Problem details
From the first line of the data below through the line holding "(0,0) rectangle (791,400);", output each line exactly and leave the pictures out.

_____

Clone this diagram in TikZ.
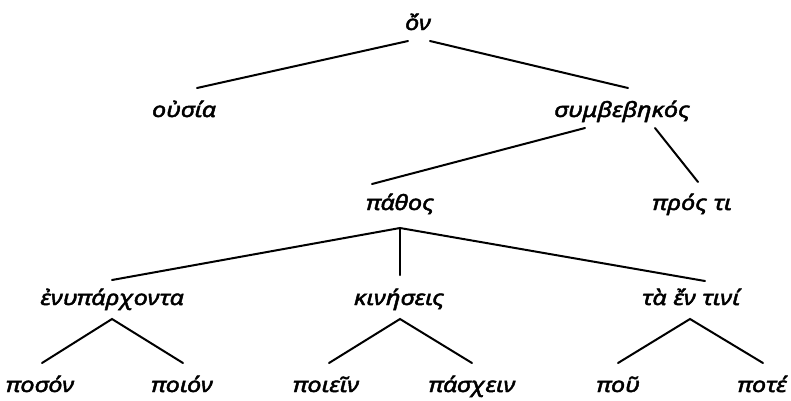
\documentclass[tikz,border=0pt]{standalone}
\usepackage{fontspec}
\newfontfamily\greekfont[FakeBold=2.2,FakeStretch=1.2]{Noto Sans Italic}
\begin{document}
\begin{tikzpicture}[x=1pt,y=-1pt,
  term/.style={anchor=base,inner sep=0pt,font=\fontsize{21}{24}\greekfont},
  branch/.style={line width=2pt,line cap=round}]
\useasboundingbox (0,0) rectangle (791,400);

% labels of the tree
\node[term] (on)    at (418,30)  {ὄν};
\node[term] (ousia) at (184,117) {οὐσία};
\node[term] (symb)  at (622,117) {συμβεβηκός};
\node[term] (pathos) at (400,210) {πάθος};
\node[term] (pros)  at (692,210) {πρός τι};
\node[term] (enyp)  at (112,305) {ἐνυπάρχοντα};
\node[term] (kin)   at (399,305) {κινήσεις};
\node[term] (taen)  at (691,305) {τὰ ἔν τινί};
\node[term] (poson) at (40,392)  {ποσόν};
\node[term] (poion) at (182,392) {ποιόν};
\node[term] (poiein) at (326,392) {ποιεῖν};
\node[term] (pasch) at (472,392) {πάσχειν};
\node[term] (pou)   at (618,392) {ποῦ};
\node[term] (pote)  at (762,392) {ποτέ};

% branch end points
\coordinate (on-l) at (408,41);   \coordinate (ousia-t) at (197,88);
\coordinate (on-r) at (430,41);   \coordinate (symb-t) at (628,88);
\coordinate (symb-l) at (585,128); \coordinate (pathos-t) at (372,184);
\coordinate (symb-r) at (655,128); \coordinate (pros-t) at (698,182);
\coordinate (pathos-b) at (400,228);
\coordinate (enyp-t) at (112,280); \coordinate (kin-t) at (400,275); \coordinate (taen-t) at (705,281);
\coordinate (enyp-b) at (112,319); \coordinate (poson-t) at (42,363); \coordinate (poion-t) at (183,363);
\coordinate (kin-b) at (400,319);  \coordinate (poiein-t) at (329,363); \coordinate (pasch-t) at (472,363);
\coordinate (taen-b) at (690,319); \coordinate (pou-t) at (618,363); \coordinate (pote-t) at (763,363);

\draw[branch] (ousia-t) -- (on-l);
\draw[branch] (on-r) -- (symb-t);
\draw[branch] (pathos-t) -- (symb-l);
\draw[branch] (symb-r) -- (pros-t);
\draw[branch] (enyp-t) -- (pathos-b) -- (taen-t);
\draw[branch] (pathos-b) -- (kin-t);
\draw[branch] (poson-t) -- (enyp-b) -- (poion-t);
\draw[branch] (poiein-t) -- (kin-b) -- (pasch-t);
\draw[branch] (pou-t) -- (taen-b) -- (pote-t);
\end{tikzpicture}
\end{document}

_____

Task result
Clone this diagram in TikZ.
\documentclass[tikz,border=0pt]{standalone}
\usepackage{fontspec}
\newfontfamily\greekfont[FakeBold=2.2,FakeStretch=1.2]{Noto Sans Italic}
\begin{document}
\begin{tikzpicture}[x=1pt,y=-1pt,
  term/.style={anchor=base,inner sep=0pt,font=\fontsize{21}{24}\greekfont},
  branch/.style={line width=2pt,line cap=round}]
\useasboundingbox (0,0) rectangle (791,400);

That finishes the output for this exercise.